Festival Opera

Hansel & Gretel

Usher Hall, Edinburgh

Keith Bruce

five stars

BY the time Hansel & Gretel (Elizabeth DeShong and Laura Wilde) appeared to spot the gingerbread house at the back of the Usher Hall stalls at the start of Act III of Humperdinck’s tune-packed fairytale, the fact that this was a concert performance was a minor hindrance to full enjoyment of the opera for anyone with an imagination. And we had yet to meet the show-stopping Witch of Thomas Blondelle. If the Belgian tenor doesn’t have his own Fringe show next year, no entrepreneur in Edinburgh has been paying attention.

Actually, a smart opera producer would snap up this entire company, Royal Scottish National Orchestra, NYCoS National Girls Choir, Sir Andrew Davies and all, because their contributions consistently matched those of a gob-smacking line-up of soloists every step of the way.

The work was the conductor’s choice to follow his acclaimed partnership with Scotland’s national orchestra for Wagner’s Walkure last year, and there are certainly similarities in the music and the way the composer handles his gift for a memorable tune, with first horn Chris Gough and his section in pole position at the start of the work and after the interval. At the front of the stage the summer-frocked Wilde and boyish swagger of DeShong were a brilliant double act, mirrored by Okka von der Damerau and superb Polish bass Tomasz Konieczkny as their parents, giving animated physical performances that brought the story vividly to life just as assuredly as they gave the clever vocal writing, mimicking, bickering and interrupting one another, the fullest possible expression.

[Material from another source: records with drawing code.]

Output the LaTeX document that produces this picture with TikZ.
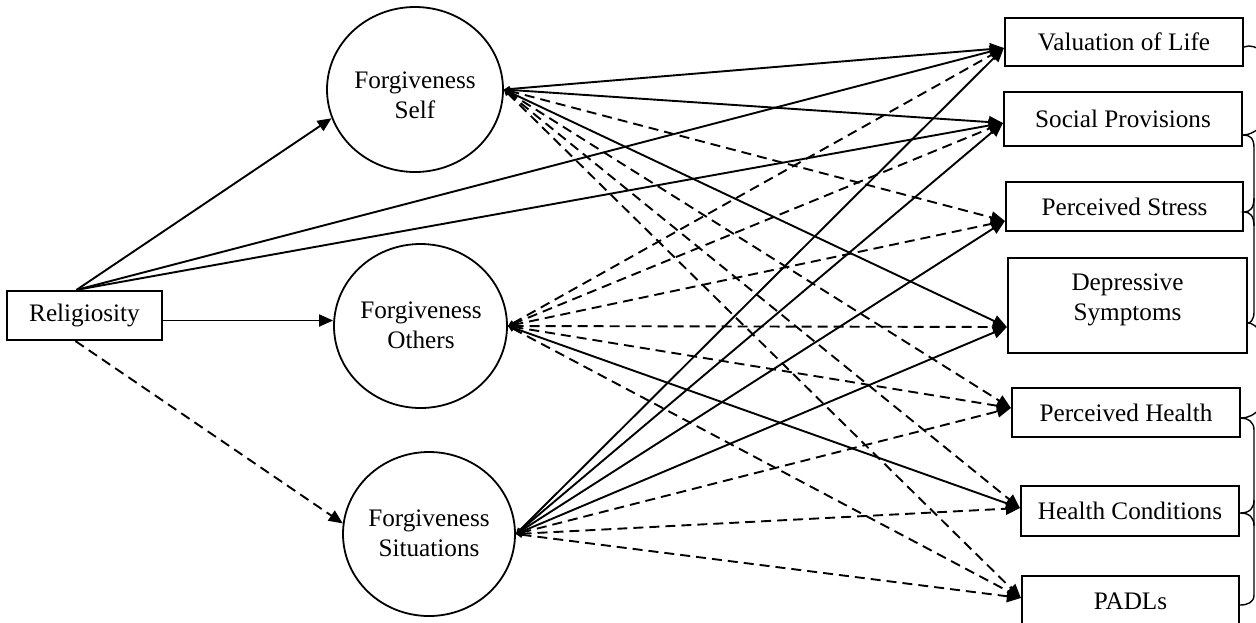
\documentclass[tikz,border=0pt]{standalone}
\usepackage{fontspec}
\setmainfont{Liberation Serif}
\usetikzlibrary{arrows.meta,shapes.geometric,calc}
\begin{document}
\begin{tikzpicture}[x=0.5pt,y=-0.5pt,
  every node/.style={font=\fontsize{12.6}{15}\selectfont},
  obox/.style={draw,line width=1.1pt,inner sep=0pt,align=center},
  lat/.style={draw,ellipse,line width=0.9pt,inner sep=0pt},
  ltxt/.style={align=center,inner sep=0pt},
  conn/.style={line width=0.95pt,-{Triangle[length=7pt,width=6pt]}},
  fan/.style={line width=0.95pt,{Triangle[length=3pt,width=3pt]}-{Triangle[length=7pt,width=6pt]}},
  dsh/.style={dash pattern=on 5pt off 3pt},
  cov/.style={line width=0.7pt}
]
\useasboundingbox (0,0) rectangle (1256,622);
\clip (0,0) rectangle (1256,622);

% observed predictor
\node[obox,minimum width=77.5pt,minimum height=24.5pt] (rel) at (84.5,315.5) {Religiosity};

% latent variables
\node[lat,minimum width=88pt,minimum height=82.5pt] (self) at (415,89.5) {};
\node[lat,minimum width=86.5pt,minimum height=82pt] (oth) at (420.5,326) {};
\node[lat,minimum width=86pt,minimum height=82pt] (sit) at (429,534) {};
\node[ltxt] (selft) at (415,95) {Forgiveness\\Self};
\node[ltxt] (otht) at (421,325) {Forgiveness\\Others};
\node[ltxt] (sitt) at (429,533) {Forgiveness\\Situations};

% outcomes
\node[obox,minimum width=119pt,minimum height=24pt] (val) at (1124,42) {Valuation of Life};
\node[obox,minimum width=119pt,minimum height=27pt] (soc) at (1123,119) {Social Provisions};
\node[obox,minimum width=118.5pt,minimum height=24.5pt] (str) at (1124.5,206.5) {Perceived Stress};
\node[obox,minimum width=119.5pt,minimum height=47.5pt] (dep) at (1127.5,305.5) {};
\node[ltxt] (dept) at (1127.5,300) {Depressive\\Symptoms};
\node[obox,minimum width=114pt,minimum height=24.5pt] (phl) at (1126,412.5) {Perceived Health};
\node[obox,minimum width=109pt,minimum height=25pt] (hcd) at (1130,511) {Health Conditions};
\node[obox,minimum width=108.5pt,minimum height=25pt] (pad) at (1130.5,601) {PADLs};

% arrow targets on outcome boxes
\coordinate (tval) at ($(val.west)+(0,6)$);
\coordinate (tsoc) at ($(soc.west)+(0,4)$);
\coordinate (tstr) at ($(str.west)+(0,14.5)$);
\coordinate (tdep) at ($(dep.west)+(0,21.5)$);
\coordinate (tphl) at ($(phl.west)+(0,-4.5)$);
\coordinate (thcd) at ($(hcd.west)+(0,-3)$);
\coordinate (tpad) at ($(pad.west)+(0,-3)$);

% religiosity paths
\coordinate (rtop) at ($(rel.north)+(-8,0)$);
\coordinate (rbot) at ($(rel.south)+(-9,0)$);
\coordinate (rright) at ($(rel.east)+(0,5)$);
\draw[conn] (rtop) -- (self.199);
\draw[conn] (rtop) -- (tval);
\draw[conn] (rtop) -- (tsoc);
\draw[conn] (rright) -- (rright -| oth.west);
\draw[conn,dsh] (rbot) -- (sit.173);

% forgiveness self
\draw[fan] (self.east) -- (tval);
\draw[fan] (self.east) -- (tsoc);
\draw[fan] (self.east) -- (tdep);
\draw[fan,dsh] (self.east) -- (tstr);
\draw[fan,dsh] (self.east) -- (tphl);
\draw[fan,dsh] (self.east) -- (thcd);
\draw[fan,dsh] (self.east) -- (tpad);

% forgiveness others
\draw[fan,dsh] (oth.east) -- (tval);
\draw[fan,dsh] (oth.east) -- (tsoc);
\draw[fan,dsh] (oth.east) -- (tstr);
\draw[fan,dsh] (oth.east) -- (tdep);
\draw[fan,dsh] (oth.east) -- (tphl);
\draw[fan,dsh] (oth.east) -- (tpad);
\draw[fan] (oth.east) -- (thcd);

% forgiveness situations
\draw[fan] (sit.east) -- (tval);
\draw[fan] (sit.east) -- (tsoc);
\draw[fan] (sit.east) -- (tstr);
\draw[fan] (sit.east) -- (tdep);
\draw[fan,dsh] (sit.east) -- (tphl);
\draw[fan,dsh] (sit.east) -- (thcd);
\draw[fan,dsh] (sit.east) -- (tpad);

% covariance arcs on the right
\coordinate (cv) at ($(val.east)+(0,5)$);
\coordinate (cs) at ($(soc.east)+(0,16)$);
\coordinate (ct) at ($(str.east)+(0,5.5)$);
\coordinate (cd) at ($(dep.east)+(0,17.5)$);
\coordinate (cp) at ($(phl.east)+(0,5.5)$);
\coordinate (ch) at ($(hcd.east)+(0,2)$);
\coordinate (ca) at ($(pad.east)+(0,4)$);
\draw[cov] (cv) .. controls (1255,42) and (1275,55) .. (1275,90) .. controls (1275,120) and (1255,135) .. (cs);
\draw[cov] (cs) .. controls (1250,135) and (1254,138) .. (1254,148) -- (1254,312) .. controls (1254,320) and (1250,323) .. (cd);
\draw[cov] (1254,198) .. controls (1254,208) and (1250,212) .. (ct) .. controls (1250,212) and (1254,216) .. (1254,226);
\draw[cov] (cd) .. controls (1255,323) and (1270,335) .. (1270,370) .. controls (1270,405) and (1255,418) .. (cp);
\draw[cov] (cp) .. controls (1248,418) and (1254,422) .. (1254,430) -- (1254,595) .. controls (1254,602) and (1248,605) .. (ca);
\draw[cov] (1254,500) .. controls (1254,508) and (1250,513) .. (ch) .. controls (1250,513) and (1254,518) .. (1254,526);
\end{tikzpicture}
\end{document}
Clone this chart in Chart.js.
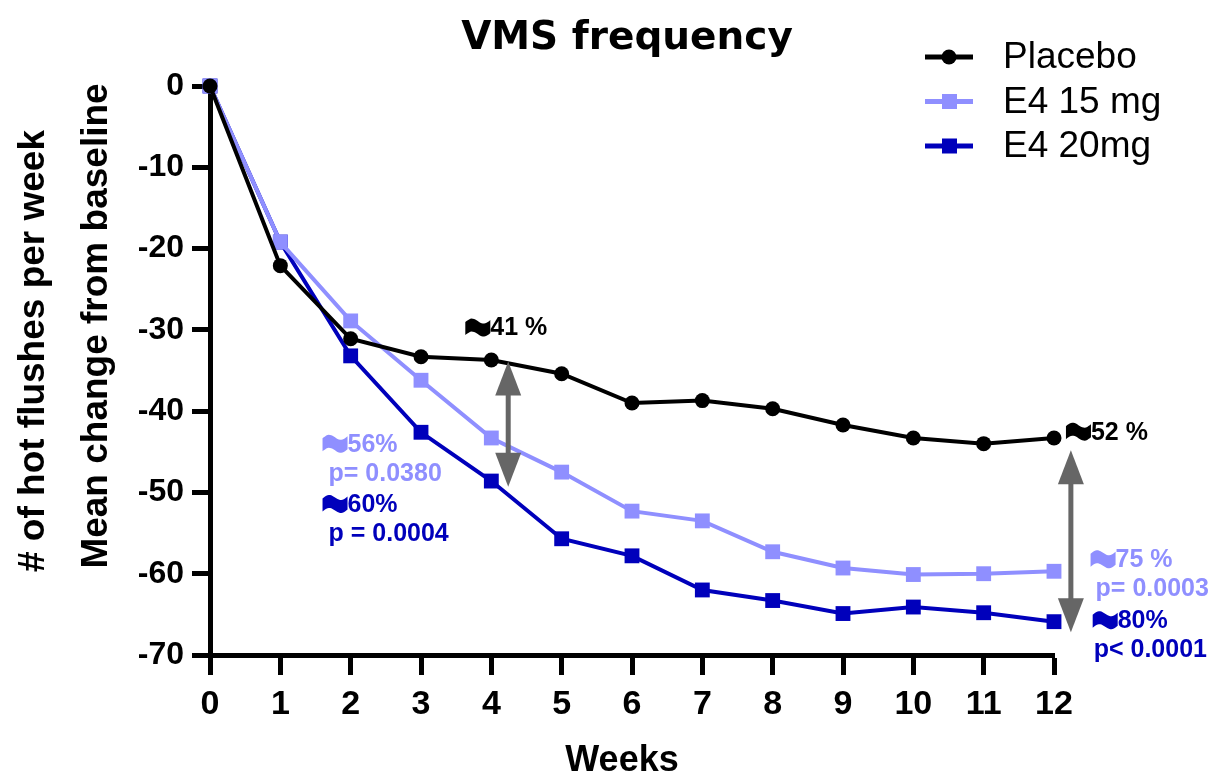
<!DOCTYPE html>
<html>
<head>
<meta charset="utf-8">
<script src="https://cdn.jsdelivr.net/npm/chart.js@4"></script>
<style>
  html, body { margin: 0; padding: 0; background: #fff; }
  canvas { display: block; }
</style>
</head>
<body>
<canvas id="chart" width="1210" height="773" style="width:1210px;height:773px"></canvas>
<script>
const weeks = [0, 1, 2, 3, 4, 5, 6, 7, 8, 9, 10, 11, 12];
const placebo = [0, -22.1, -31.1, -33.3, -33.7, -35.4, -39.0, -38.7, -39.7, -41.7, -43.3, -44.0, -43.3];
const e4_15mg = [0, -19.2, -28.9, -36.2, -43.3, -47.5, -52.3, -53.5, -57.3, -59.3, -60.1, -60.0, -59.7];
const e4_20mg = [0, -19.2, -33.2, -42.6, -48.6, -55.7, -57.8, -62.0, -63.3, -64.9, -64.1, -64.8, -65.9];
const yTicks = [0, -10, -20, -30, -40, -50, -60, -70];

const BLACK = "#000000";
const LIGHT = "#8f8fff";
const DARK = "#0000bb";
const ARROW = "#666666";
const FONT = "'Liberation Sans', Arial, sans-serif";

const toXY = vals => weeks.map((w, i) => ({ x: w, y: vals[i] }));

// annotation texts, placed in data coordinates (first line gets the wave sign)
const notes = [
  { x: 3.63, y: -29.6, lines: ["41 %"], color: BLACK, dx: 0 },
  { x: 1.6, y: -43.9, lines: ["56%", "p= 0.0380"], color: LIGHT, dx: 6 },
  { x: 1.6, y: -51.3, lines: ["60%", "p = 0.0004"], color: DARK, dx: 6 },
  { x: 12.17, y: -42.4, lines: ["52 %"], color: BLACK, dx: 0 },
  { x: 12.52, y: -58.1, lines: ["75 %", "p= 0.0003"], color: LIGHT, dx: 5 },
  { x: 12.55, y: -65.6, lines: ["80%", "p< 0.0001"], color: DARK, dx: 1 }
];
const arrows = [
  { x: 4.24, y1: -33.9, y2: -49.3 },
  { x: 12.24, y1: -44.8, y2: -67.2 }
];

function wave(ctx, x, y, color) {
  // heavy "approx" sign: filled band with wavy top and bottom edges
  const w = 25, n = 20;
  const f = t => -3 * Math.sin(t * Math.PI * 2) - 2 * t;
  ctx.save();
  ctx.fillStyle = color;
  ctx.beginPath();
  for (let i = 0; i <= n; i++) {
    const t = i / n;
    const yy = y - 6.5 + f(t);
    if (i === 0) ctx.moveTo(x + w * t, yy); else ctx.lineTo(x + w * t, yy);
  }
  for (let i = n; i >= 0; i--) {
    const t = i / n;
    ctx.lineTo(x + w * t, y + 6.5 + f(t));
  }
  ctx.closePath();
  ctx.fill();
  ctx.restore();
}

const extras = {
  id: "extras",
  afterDatasetsDraw(chart) {
    const ctx = chart.ctx;
    const xs = chart.scales.x, ys = chart.scales.y;
    ctx.save();

    // arrows
    arrows.forEach(a => {
      const px = xs.getPixelForValue(a.x);
      const t = ys.getPixelForValue(a.y1), b = ys.getPixelForValue(a.y2);
      const hl = 34, hw = 13;
      ctx.strokeStyle = ARROW;
      ctx.fillStyle = ARROW;
      ctx.lineWidth = 5;
      ctx.beginPath();
      ctx.moveTo(px, t + hl - 2);
      ctx.lineTo(px, b - hl + 2);
      ctx.stroke();
      ctx.beginPath();
      ctx.moveTo(px, t); ctx.lineTo(px - hw, t + hl); ctx.lineTo(px + hw, t + hl); ctx.closePath();
      ctx.fill();
      ctx.beginPath();
      ctx.moveTo(px, b); ctx.lineTo(px - hw, b - hl); ctx.lineTo(px + hw, b - hl); ctx.closePath();
      ctx.fill();
    });

    // notes
    ctx.font = "bold 25px " + FONT;
    ctx.textBaseline = "middle";
    ctx.textAlign = "left";
    notes.forEach(n => {
      const px = xs.getPixelForValue(n.x), py = ys.getPixelForValue(n.y);
      ctx.fillStyle = n.color;
      wave(ctx, px, py + 2, n.color);
      ctx.fillText(n.lines[0], px + 25, py + 2);
      if (n.lines[1]) ctx.fillText(n.lines[1], px + n.dx, py + 31);
    });

    // title
    ctx.fillStyle = BLACK;
    ctx.textAlign = "center";
    ctx.textBaseline = "alphabetic";
    ctx.font = "bold 39px 'DejaVu Sans', Verdana, sans-serif";
    ctx.fillText("VMS frequency", 627, 49);

    // x axis title
    ctx.font = "bold 36px " + FONT;
    ctx.fillText("Weeks", 622, 771);

    // y axis title
    ctx.save();
    ctx.rotate(-Math.PI / 2);
    ctx.font = "bold 37px " + FONT;
    ctx.fillText("# of hot flushes per week", -351, 44);
    ctx.fillText("Mean change from baseline", -326, 107);
    ctx.restore();

    // legend
    const items = [
      { label: "Placebo", color: BLACK, style: "circle" },
      { label: "E4 15 mg", color: LIGHT, style: "rect" },
      { label: "E4 20mg", color: DARK, style: "rect" }
    ];
    ctx.textAlign = "left";
    ctx.textBaseline = "middle";
    ctx.font = "37px " + FONT;
    items.forEach((it, i) => {
      const y = 57 + i * 44.5;
      ctx.strokeStyle = it.color;
      ctx.fillStyle = it.color;
      ctx.lineWidth = 5;
      ctx.beginPath();
      ctx.moveTo(925, y); ctx.lineTo(973, y);
      ctx.stroke();
      if (it.style === "circle") {
        ctx.beginPath(); ctx.arc(949, y, 7.5, 0, Math.PI * 2); ctx.fill();
      } else {
        ctx.fillRect(942, y - 7.5, 15, 15);
      }
      ctx.fillStyle = BLACK;
      ctx.fillText(it.label, 1003, y + 1);
    });

    ctx.restore();
  }
};

new Chart(document.getElementById("chart"), {
  type: "line",
  data: {
    datasets: [
      { label: "Placebo", data: toXY(placebo), borderColor: BLACK, backgroundColor: BLACK, pointStyle: "circle", pointRadius: 7.5 },
      { label: "E4 15 mg", data: toXY(e4_15mg), borderColor: LIGHT, backgroundColor: LIGHT, pointStyle: "rect", pointRadius: 10.5 },
      { label: "E4 20mg", data: toXY(e4_20mg), borderColor: DARK, backgroundColor: DARK, pointStyle: "rect", pointRadius: 10.5 }
    ]
  },
  options: {
    responsive: false,
    animation: false,
    layout: { padding: { top: 86, right: 156, left: 0, bottom: 0 } },
    elements: {
      line: { borderWidth: 4, tension: 0 },
      point: { borderWidth: 0 }
    },
    datasets: { line: { clip: false } },
    plugins: { legend: { display: false }, tooltip: { enabled: false } },
    scales: {
      x: {
        type: "linear",
        min: 0, max: 12,
        afterFit(s) { s.height = 118; },
        afterBuildTicks(s) { s.ticks = weeks.map(v => ({ value: v })); },
        border: { display: true, width: 5, color: BLACK },
        grid: { drawOnChartArea: false, drawTicks: true, tickLength: 20, tickWidth: 5, color: BLACK },
        ticks: { color: BLACK, padding: 9, maxRotation: 0, font: { family: FONT, size: 34, weight: "bold" } }
      },
      y: {
        type: "linear",
        min: -70, max: 0,
        afterFit(s) { s.width = 210; },
        afterBuildTicks(s) { s.ticks = yTicks.map(v => ({ value: v })); },
        border: { display: true, width: 5, color: BLACK },
        grid: { drawOnChartArea: false, drawTicks: true, tickLength: 18, tickWidth: 5, color: BLACK },
        ticks: { color: BLACK, padding: 8, font: { family: FONT, size: 32, weight: "bold" } }
      }
    }
  },
  plugins: [extras]
});
</script>
</body>
</html>
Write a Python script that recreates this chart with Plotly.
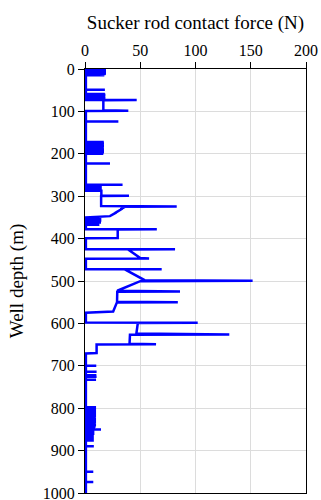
import plotly.graph_objects as go

BASE = 0.8  # resting contact force (N)

# --- isolated contact spikes: depth (m) and peak force (N) ---
spike_depth_a = [0, 1.5, 3, 4.5, 6, 7.5, 9, 10.5, 12, 13.5, 15, 49, 59, 61, 63, 65, 67, 69, 71]
spike_force_a = [18.5, 19, 18, 19, 18.5, 19, 18, 19, 18.5, 18, 17.5, 18, 18, 18.5, 17.5, 18, 18.5, 18, 17.5]

spike_depth_b = [124, 172, 174, 176, 178, 180, 182, 184, 186, 188, 190, 192, 194, 196, 198, 200, 223]
spike_force_b = [30.2, 17, 16.5, 17.2, 17, 16.8, 17.2, 17, 16.5, 17, 17.2, 16.8, 17, 17.2, 16.8, 16.5, 22.6]

spike_depth_c = [273, 275, 277, 279, 281, 283, 285]
spike_force_c = [34, 15, 15.2, 14.8, 15, 15.2, 15]

spike_depth_d = [352, 357.5, 362, 367.5]
spike_force_d = [14.8, 14.8, 14.5, 13]

spike_depth_e = [700, 714, 722, 726, 733]
spike_force_e = [10.2, 10.5, 10.3, 10.5, 10]

spike_depth_f = [798, 800, 802, 804, 806, 808, 810, 812, 814, 816, 818, 820, 822, 824, 826,
                 828, 830, 832, 834, 836, 838, 840, 842, 844, 846, 848, 850, 852, 854, 856,
                 858, 860, 862, 864, 866, 868, 870, 872, 874, 876, 890, 950, 974]
spike_force_f = [10, 9.5, 10, 9, 10, 9.5, 10, 8.5, 10, 9.5, 10, 9, 9.5, 10, 9,
                 10, 9.5, 8.5, 10, 9.5, 9, 10, 9, 9.5, 8.5, 9, 14.5, 8.5, 8, 8.5,
                 7.5, 8.5, 8, 7, 8, 7.5, 6, 8, 7, 8, 8, 7.5, 7.5]

# --- sustained contact zones (plateaus / sloped sections): depth (m), force (N) ---
zone1_depth = [73, 73, 73.5, 97, 98.5, 99]
zone1_force = [BASE, 46.8, 16.6, 16.6, 39.2, BASE]

zone2_depth = [287, 287, 299, 299, 299.5, 323, 324, 325, 331, 329, 340, 338, 347, 350]
zone2_force = [BASE, 14.8, 14.8, 39.8, 14.6, 14.6, 83, 36, 32, 34, 27, 28.5, 22.6, BASE]

zone3_depth = [378, 378, 378.5, 398.5, 399]
zone3_force = [BASE, 65, 29.6, 29.6, BASE]

zone4_depth = [425, 425, 425.5, 446, 447, 447.5]
zone4_force = [BASE, 81.5, 39, 50, 58, BASE]

zone5_depth = [472, 472, 472.5, 498, 499.5, 500.5, 523, 524.5, 525.5, 549, 550, 551, 572, 575]
zone5_force = [BASE, 69.4, 36, 54, 151.7, 50, 29.2, 86, 29.2, 29, 84, 28.8, 25.5, BASE]

zone6_depth = [598, 598.5, 599, 624, 626, 627, 648, 649, 650, 670, 671]
zone6_force = [BASE, 102, 47.8, 46.5, 130.6, 40.7, 40.3, 64.3, 10.5, 10.5, BASE]

end_depth = [1000]
end_force = [BASE]

# --- tick labels ---
x_ticks = [0, 50, 100, 150, 200]
y_ticks = [0, 100, 200, 300, 400, 500, 600, 700, 800, 900, 1000]

# ---- assemble the single force-vs-depth trace in depth order ----
pieces = []
for ds, fs in [(spike_depth_a, spike_force_a), (spike_depth_b, spike_force_b),
               (spike_depth_c, spike_force_c), (spike_depth_d, spike_force_d),
               (spike_depth_e, spike_force_e), (spike_depth_f, spike_force_f)]:
    for d, f in zip(ds, fs):
        pieces.append((d, [d, d, d], [BASE, f, BASE]))
for ds, fs in [(zone1_depth, zone1_force), (zone2_depth, zone2_force),
               (zone3_depth, zone3_force), (zone4_depth, zone4_force),
               (zone5_depth, zone5_force), (zone6_depth, zone6_force),
               (end_depth, end_force)]:
    pieces.append((ds[0], list(ds), list(fs)))
pieces.sort(key=lambda p: p[0])

depth = []
force = []
for _, ds, fs in pieces:
    depth.extend(ds)
    force.extend(fs)

fig = go.Figure()
fig.add_trace(go.Scatter(
    x=force, y=depth, mode="lines",
    line=dict(color="#0000ff", width=2.5),
    showlegend=False, hoverinfo="skip", cliponaxis=True,
))

font_family = "Liberation Serif"
fig.update_layout(
    width=321, height=500,
    margin=dict(l=85, r=15, t=69, b=7, autoexpand=False),
    paper_bgcolor="white", plot_bgcolor="white",
    font=dict(family=font_family, size=16, color="black"),
    xaxis=dict(
        side="top", range=[0, 200], tickvals=x_ticks, automargin=False,
        ticks="outside", ticklen=6, tickcolor="black", ticklabeloverflow="allow",
        showline=True, linecolor="black", linewidth=1, mirror=True,
        showgrid=True, gridcolor="#dcdcdc", gridwidth=1, zeroline=False,
        title=dict(text="Sucker rod contact force (N)", standoff=6),
    ),
    yaxis=dict(
        range=[1000, 0], tickvals=y_ticks, automargin=False,
        ticks="outside", ticklen=6, tickcolor="black", ticklabeloverflow="allow",
        showline=True, linecolor="black", linewidth=1, mirror=True,
        showgrid=True, gridcolor="#dcdcdc", gridwidth=1, zeroline=False,
        title=dict(text="Well depth (m)", standoff=14),
    ),
)

# remove the default page margin so the 321x500 figure fills the window exactly
page_js = "document.body.style.margin='0';document.body.style.overflow='hidden';"
fig.write_html("out.html", post_script=page_js, config={"displayModeBar": False})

The cast completed by American soprano Emily Birsan, who winningly swapped ballgowns between the two small roles of Sandman and Dew Fairy, it was Blondelle who nearly stole the show, with a panto dame performance and props of a pointy hat and the conductor’s baton Sir Andrew wasn’t using as his magic wand. As for Christopher Bell’s chorus cohort of young women, they were, as we know to expect, immaculate.